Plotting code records

■ ■ ■ ■

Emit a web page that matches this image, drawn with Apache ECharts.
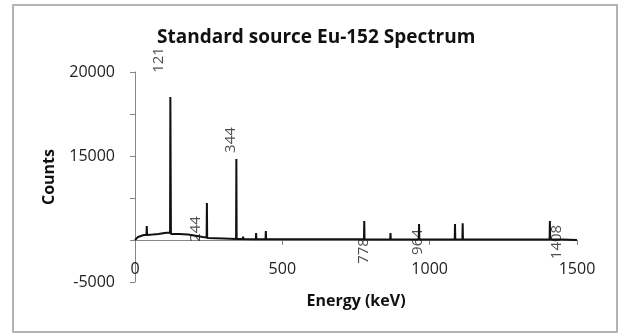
<!DOCTYPE html>
<html>
<head>
<meta charset="utf-8">
<script src="https://cdn.jsdelivr.net/npm/echarts@6/dist/echarts.min.js"></script>
<style>
html,body{margin:0;padding:0;background:#fff;}
#wrap{position:relative;width:619px;height:334px;}
#chart{width:619px;height:334px;}
#frame{position:absolute;left:12px;top:4px;width:602px;height:325px;border:2px solid #b4b4b4;pointer-events:none;}
</style>
</head>
<body>
<div id="wrap"><div id="chart"></div><div id="frame"></div></div>
<script>
// Spectrum (energy keV, counts)
var energies = [0, 10, 20, 30, 39, 40, 41, 45, 60, 80, 100, 119, 120, 121, 122, 123, 150, 180, 200, 230, 243, 244, 245, 250, 300, 343, 344, 345, 366, 367, 368, 400, 410, 411, 412, 443, 444, 445, 500, 562, 563, 564, 585, 586, 587, 650, 687, 688, 689, 750, 777, 778, 779, 800, 866, 867, 868, 900, 963, 964, 965, 1000, 1050, 1085, 1086, 1087, 1111, 1112, 1113, 1150, 1214, 1215, 1216, 1250, 1298, 1299, 1300, 1350, 1407, 1408, 1409, 1450, 1500];
var counts   = [0, 360, 480, 600, 600, 1670, 600, 480, 650, 710, 830, 890, 17020, 17020, 710, 710, 710, 650, 540, 360, 300, 4400, 240, 240, 180, 120, 9640, 120, 110, 400, 110, 100, 100, 830, 100, 100, 1070, 100, 90, 90, 260, 90, 90, 260, 90, 80, 80, 250, 80, 80, 80, 2260, 80, 70, 70, 830, 70, 70, 70, 1900, 70, 60, 60, 60, 1900, 60, 60, 2000, 60, 50, 50, 240, 50, 50, 50, 240, 50, 50, 50, 2260, 50, 50, 0];

// Peak labels
var peakLabelText = ['121', '244', '344', '778', '964', '1408'];
var peakLabelEnergy = [81, 207, 326, 777, 960, 1432];
var peakLabelCounts = [21430, 1310, 11900, -1310, -240, -240];

// Axis ticks
var xTickValues = [0, 500, 1000, 1500];
var xTickLabels = ['0', '500', '1000', '1500'];
var yTickValues = [-5000, 0, 5000, 10000, 15000, 20000];
var yTickLabels = ['-5000', '', '', '15000', '', '20000'];

var spectrum = energies.map(function (e, i) { return [e, counts[i]]; });
var labelPts = peakLabelEnergy.map(function (e, i) { return { value: [e, peakLabelCounts[i]], name: peakLabelText[i] }; });

var font = '"Open Sans", "Liberation Sans", sans-serif';
var chart = echarts.init(document.getElementById('chart'), null, { renderer: 'canvas' });
chart.setOption({
  animation: false,
  backgroundColor: '#fff',
  title: {
    text: 'Standard source Eu-152 Spectrum',
    left: 152, top: 23,
    textStyle: { fontFamily: font, fontSize: 19, fontWeight: 'bold', color: '#111' }
  },
  grid: { left: 135, right: 42, top: 72, bottom: 52, outerBoundsMode: 'none', containLabel: false },
  xAxis: {
    type: 'value', min: 0, max: 1500, interval: 500,
    name: 'Energy (keV)', nameLocation: 'middle', nameGap: 11, nameMoveOverlap: false,
    nameTextStyle: { fontFamily: font, fontSize: 16, fontWeight: 'bold', color: '#111', verticalAlign: 'top' },
    axisLine: { onZero: true, lineStyle: { color: '#888', width: 1 } },
    axisTick: { show: true, length: 5, lineStyle: { color: '#888' } },
    splitLine: { show: false },
    axisLabel: {
      margin: -21, fontFamily: font, fontSize: 16, color: '#222',
      formatter: function (v) { var i = xTickValues.indexOf(v); return i >= 0 ? xTickLabels[i] : ''; }
    }
  },
  yAxis: {
    type: 'value', min: -5000, max: 20000, interval: 5000,
    name: 'Counts', nameLocation: 'middle', nameGap: 78, nameRotate: 90,
    nameTextStyle: { fontFamily: font, fontSize: 16, fontWeight: 'bold', color: '#111' },
    axisLine: { show: true, onZero: false, lineStyle: { color: '#888', width: 1 } },
    axisTick: { show: true, length: 5, lineStyle: { color: '#888' } },
    splitLine: { show: false },
    axisLabel: {
      margin: 20, fontFamily: font, fontSize: 16, color: '#222',
      formatter: function (v) { var i = yTickValues.indexOf(v); return i >= 0 ? yTickLabels[i] : ''; }
    }
  },
  series: [
    {
      type: 'line', data: spectrum, symbol: 'none', clip: false,
      lineStyle: { color: '#111', width: 2 }
    },
    {
      type: 'scatter', data: labelPts, symbolSize: 0, clip: false,
      label: {
        show: true, position: 'inside', rotate: 90,
        formatter: function (p) { return p.name; },
        fontFamily: font, fontSize: 15, color: '#222'
      }
    }
  ]
});
</script>
</body>
</html>
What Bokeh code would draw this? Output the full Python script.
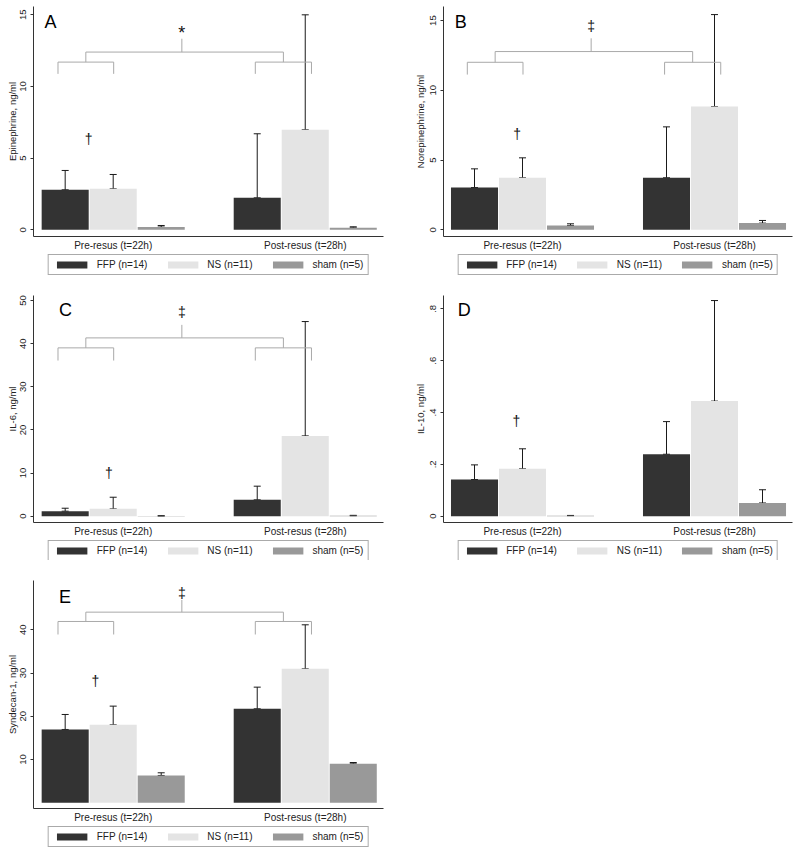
from bokeh.plotting import figure
from bokeh.models import (Range1d, FixedTicker, Legend, LegendItem, Whisker,
                          TeeHead, ColumnDataSource)
from bokeh.layouts import column, row
from bokeh.embed import file_html
from bokeh.resources import INLINE
from bokeh.core.properties import value

# ---------------- data ----------------
groups = ["Pre-resus (t=22h)", "Post-resus (t=28h)"]
series = ["FFP (n=14)", "NS (n=11)", "sham (n=5)"]

# A - Epinephrine, ng/ml (mean, SD)
epi_ffp = [2.79, 2.23]
epi_ffp_sd = [1.35, 4.47]
epi_ns = [2.86, 6.98]
epi_ns_sd = [1.00, 8.02]
epi_sham = [0.19, 0.14]
epi_sham_sd = [0.11, 0.07]
epi_ticks = [0, 5, 10, 15]

# B - Norepinephrine, ng/ml
nor_ffp = [3.03, 3.73]
nor_ffp_sd = [1.34, 3.65]
nor_ns = [3.73, 8.84]
nor_ns_sd = [1.43, 6.59]
nor_sham = [0.31, 0.48]
nor_sham_sd = [0.12, 0.19]
nor_ticks = [0, 5, 10, 15]

# C - IL-6, ng/ml
il6_ffp = [1.16, 3.79]
il6_ffp_sd = [0.69, 3.17]
il6_ns = [1.70, 18.62]
il6_ns_sd = [2.70, 26.51]
il6_sham = [0.05, 0.10]
il6_sham_sd = [0.05, 0.10]
il6_ticks = [0, 10, 20, 30, 40, 50]

# D - IL-10, ng/ml
il10_ffp = [0.1415, 0.239]
il10_ffp_sd = [0.0565, 0.126]
il10_ns = [0.183, 0.444]
il10_ns_sd = [0.077, 0.388]
il10_sham = [0.002, 0.051]
il10_sham_sd = [0.001, 0.051]
il10_ticks = [0, 0.2, 0.4, 0.6, 0.8]
il10_tick_labels = ["0", ".2", ".4", ".6", ".8"]

# E - Syndecan-1, ng/ml
syn_ffp = [16.94, 21.72]
syn_ffp_sd = [3.47, 5.01]
syn_ns = [18.02, 30.97]
syn_ns_sd = [4.32, 10.18]
syn_sham = [6.30, 9.00]
syn_sham_sd = [0.62, 0.30]
syn_ticks = [10, 20, 30, 40]

# significance bracket levels (foot, arm, bar, stem top)
epi_bracket = [10.88, 11.70, 12.40, 13.33]
nor_bracket = [11.13, 12.01, 12.78, 13.73]
il6_bracket = [36.09, 39.03, 41.34, 44.36]
syn_bracket = [38.91, 41.92, 44.08, 46.93]

# ---------------- style ----------------
FONT_NAME = "Liberation Sans"
FONT = value(FONT_NAME)
COLORS = ["#333333", "#e4e4e4", "#999999"]
AXIS_COL = "#333333"
BRACKET_COL = "#a9a9a9"
INK = "#1a1a1a"


def legend_strip(width, height, bl, br):
    # a thin strip under each panel that only carries the legend;
    # its swatch renderers sit outside the strip's visible range
    q = figure(width=width, height=height, output_backend="svg",
               toolbar_location=None, x_axis_type=None, y_axis_type=None,
               x_range=Range1d(0, 1), y_range=Range1d(0, 1),
               min_border_left=bl, min_border_right=br,
               min_border_top=0, min_border_bottom=0)
    q.grid.visible = False
    q.outline_line_color = None
    items = []
    for i, name in enumerate(series):
        r = q.vbar(x=[-5], top=[0], bottom=0, width=1,
                   fill_color=COLORS[i], line_color=None)
        items.append(LegendItem(label=name, renderers=[r]))
    legend = Legend(items=items, orientation="horizontal", location="top_center",
                    glyph_width=38, glyph_height=9, label_standoff=6,
                    spacing=16, padding=4, margin=1,
                    border_line_color="#555555", border_line_width=1,
                    background_fill_color="white", background_fill_alpha=1,
                    label_text_font=FONT_NAME, label_text_font_size="10px",
                    label_text_color="#222222")
    q.add_layout(legend)
    return q


def panel(letter, letter_pos, ylabel, means, sds, y_range, x_range, yticks,
          tick_labels, dagger_pos, bracket, sig, sig_y, sig_size,
          width, height, bl, br, bt, bb, tick_standoff, title_standoff, leg_h):
    p = figure(width=width, height=height, output_backend="svg",
               toolbar_location=None, x_range=Range1d(*x_range),
               y_range=Range1d(*y_range), min_border_left=bl,
               min_border_right=br, min_border_top=bt, min_border_bottom=bb)
    p.grid.visible = False
    p.outline_line_color = None
    p.background_fill_color = "white"

    for s, (m, sd) in enumerate(zip(means, sds)):
        xs = [g * 4 + s + 0.5 for g in range(len(groups))]
        up = [a + b for a, b in zip(m, sd)]
        src = ColumnDataSource(dict(x=xs, top=m, up=up))
        p.vbar(x="x", top="top", bottom=0, width=0.98, source=src,
               fill_color=COLORS[s], line_color=None)
        w = Whisker(source=src, base="x", lower="top", upper="up",
                    line_color=INK, line_width=1,
                    upper_head=TeeHead(size=7, line_color=INK, line_width=1),
                    lower_head=TeeHead(size=7, line_color=INK, line_width=1))
        p.add_layout(w)

    if bracket is not None:
        y0, y1, y2, y3 = bracket
        xs = [[0.35, 0.35, 1.51, 1.51], [4.46, 4.46, 5.63, 5.63],
              [0.93, 0.93, 5.045, 5.045], [2.93, 2.93]]
        ys = [[y0, y1, y1, y0], [y0, y1, y1, y0], [y1, y2, y2, y1], [y2, y3]]
        p.multi_line(xs, ys, line_color=BRACKET_COL, line_width=1)
        p.text(x=[2.93], y=[sig_y], text=[sig], text_font=FONT,
               text_font_size=sig_size, text_align="center",
               text_baseline="middle", text_color="#111111")

    p.text(x=[dagger_pos[0]], y=[dagger_pos[1]], text=["\u2020"], text_font=FONT,
           text_font_size="14px", text_align="center", text_baseline="middle",
           text_color="#111111")
    p.text(x=[letter_pos[0]], y=[letter_pos[1]], text=[letter], text_font=FONT,
           text_font_size="18px", text_align="left", text_baseline="middle",
           text_color="#000000")

    # y axis
    ya = p.yaxis[0]
    ya.ticker = FixedTicker(ticks=yticks)
    if tick_labels is not None:
        ya.major_label_overrides = {t: l for t, l in zip(yticks, tick_labels)}
    ya.major_label_orientation = "vertical"
    ya.major_label_text_font = FONT_NAME
    ya.major_label_text_font_size = "9.5px"
    ya.major_label_text_color = "#222222"
    ya.major_label_standoff = tick_standoff
    ya.major_tick_out = 3
    ya.major_tick_in = 0
    ya.minor_tick_out = 0
    ya.minor_tick_in = 0
    ya.axis_line_color = AXIS_COL
    ya.major_tick_line_color = AXIS_COL
    ya.axis_label = ylabel
    ya.axis_label_text_font = FONT_NAME
    ya.axis_label_text_font_size = "9.5px"
    ya.axis_label_text_font_style = "normal"
    ya.axis_label_text_color = "#222222"
    ya.axis_label_standoff = title_standoff

    # x axis
    xa = p.xaxis[0]
    xa.ticker = FixedTicker(ticks=[1.5, 5.5])
    xa.major_label_overrides = {1.5: groups[0], 5.5: groups[1]}
    xa.major_label_text_font = FONT_NAME
    xa.major_label_text_font_size = "10px"
    xa.major_label_text_color = "#222222"
    xa.major_label_standoff = 3
    xa.major_tick_out = 0
    xa.major_tick_in = 0
    xa.minor_tick_out = 0
    xa.minor_tick_in = 0
    xa.axis_line_color = AXIS_COL

    return column(p, legend_strip(width, leg_h, bl, br), spacing=0)


XR1 = (-0.16, 7.13)
XR2 = (-0.146, 7.125)

pa = panel("A", (0.07, 14.5), "Epinephrine, ng/ml",
           [epi_ffp, epi_ns, epi_sham], [epi_ffp_sd, epi_ns_sd, epi_sham_sd],
           (-0.468, 15.58), XR1, epi_ticks, None, (0.99, 6.35),
           epi_bracket, "*", 13.7, "18px",
           400, 253, 33, 17, 6, 17, 4, 0, 27)

pb = panel("B", (0.09, 14.93), "Norepinephrine, ng/ml",
           [nor_ffp, nor_ns, nor_sham], [nor_ffp_sd, nor_ns_sd, nor_sham_sd],
           (-0.48, 16.01), XR2, nor_ticks, None, (1.39, 6.88),
           nor_bracket, "\u2021", 14.64, "14px",
           400, 253, 43, 8, 6, 17, 4, 2, 27)

pc = panel("C", (0.37, 47.76), "IL-6, ng/ml",
           [il6_ffp, il6_ns, il6_sham], [il6_ffp_sd, il6_ns_sd, il6_sham_sd],
           (-1.46, 51.17), XR1, il6_ticks, None, (1.41, 9.97),
           il6_bracket, "\u2021", 47.45, "14px",
           400, 259, 33, 17, 15, 17, 4, 0, 21)

pd = panel("D", (0.15, 0.795), "IL-10, ng/ml",
           [il10_ffp, il10_ns, il10_sham], [il10_ffp_sd, il10_ns_sd, il10_sham_sd],
           (-0.0243, 0.8515), XR2, il10_ticks, il10_tick_labels, (1.375, 0.369),
           None, None, None, None,
           400, 259, 43, 8, 15, 17, 4, 2, 21)

pe = panel("E", (0.37, 47.5), "Syndecan-1, ng/ml",
           [syn_ffp, syn_ns, syn_sham], [syn_ffp_sd, syn_ns_sd, syn_sham_sd],
           (-1.34, 51.4), XR1, syn_ticks, None, (1.13, 28.04),
           syn_bracket, "\u2021", 48.47, "14px",
           400, 265, 33, 17, 20, 17, 4, 0, 22)

layout = column(row(pa, pb, spacing=0), row(pc, pd, spacing=0), pe, spacing=0)

open("out.html", "w").write(file_html(layout, INLINE))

■ ■ ■ ■

• WRITTEN INSTRUCTION: Up to and including the line containing "var peakLabelCounts = [21430, 1310, 11900, -1310, -240, -240];", repeat every line from the start of the data, but none of the pictures.

• EXERCISE ANSWER:
Emit a web page that matches this image, drawn with Apache ECharts.
<!DOCTYPE html>
<html>
<head>
<meta charset="utf-8">
<script src="https://cdn.jsdelivr.net/npm/echarts@6/dist/echarts.min.js"></script>
<style>
html,body{margin:0;padding:0;background:#fff;}
#wrap{position:relative;width:619px;height:334px;}
#chart{width:619px;height:334px;}
#frame{position:absolute;left:12px;top:4px;width:602px;height:325px;border:2px solid #b4b4b4;pointer-events:none;}
</style>
</head>
<body>
<div id="wrap"><div id="chart"></div><div id="frame"></div></div>
<script>
// Spectrum (energy keV, counts)
var energies = [0, 10, 20, 30, 39, 40, 41, 45, 60, 80, 100, 119, 120, 121, 122, 123, 150, 180, 200, 230, 243, 244, 245, 250, 300, 343, 344, 345, 366, 367, 368, 400, 410, 411, 412, 443, 444, 445, 500, 562, 563, 564, 585, 586, 587, 650, 687, 688, 689, 750, 777, 778, 779, 800, 866, 867, 868, 900, 963, 964, 965, 1000, 1050, 1085, 1086, 1087, 1111, 1112, 1113, 1150, 1214, 1215, 1216, 1250, 1298, 1299, 1300, 1350, 1407, 1408, 1409, 1450, 1500];
var counts   = [0, 360, 480, 600, 600, 1670, 600, 480, 650, 710, 830, 890, 17020, 17020, 710, 710, 710, 650, 540, 360, 300, 4400, 240, 240, 180, 120, 9640, 120, 110, 400, 110, 100, 100, 830, 100, 100, 1070, 100, 90, 90, 260, 90, 90, 260, 90, 80, 80, 250, 80, 80, 80, 2260, 80, 70, 70, 830, 70, 70, 70, 1900, 70, 60, 60, 60, 1900, 60, 60, 2000, 60, 50, 50, 240, 50, 50, 50, 240, 50, 50, 50, 2260, 50, 50, 0];

// Peak labels
var peakLabelText = ['121', '244', '344', '778', '964', '1408'];
var peakLabelEnergy = [81, 207, 326, 777, 960, 1432];
var peakLabelCounts = [21430, 1310, 11900, -1310, -240, -240];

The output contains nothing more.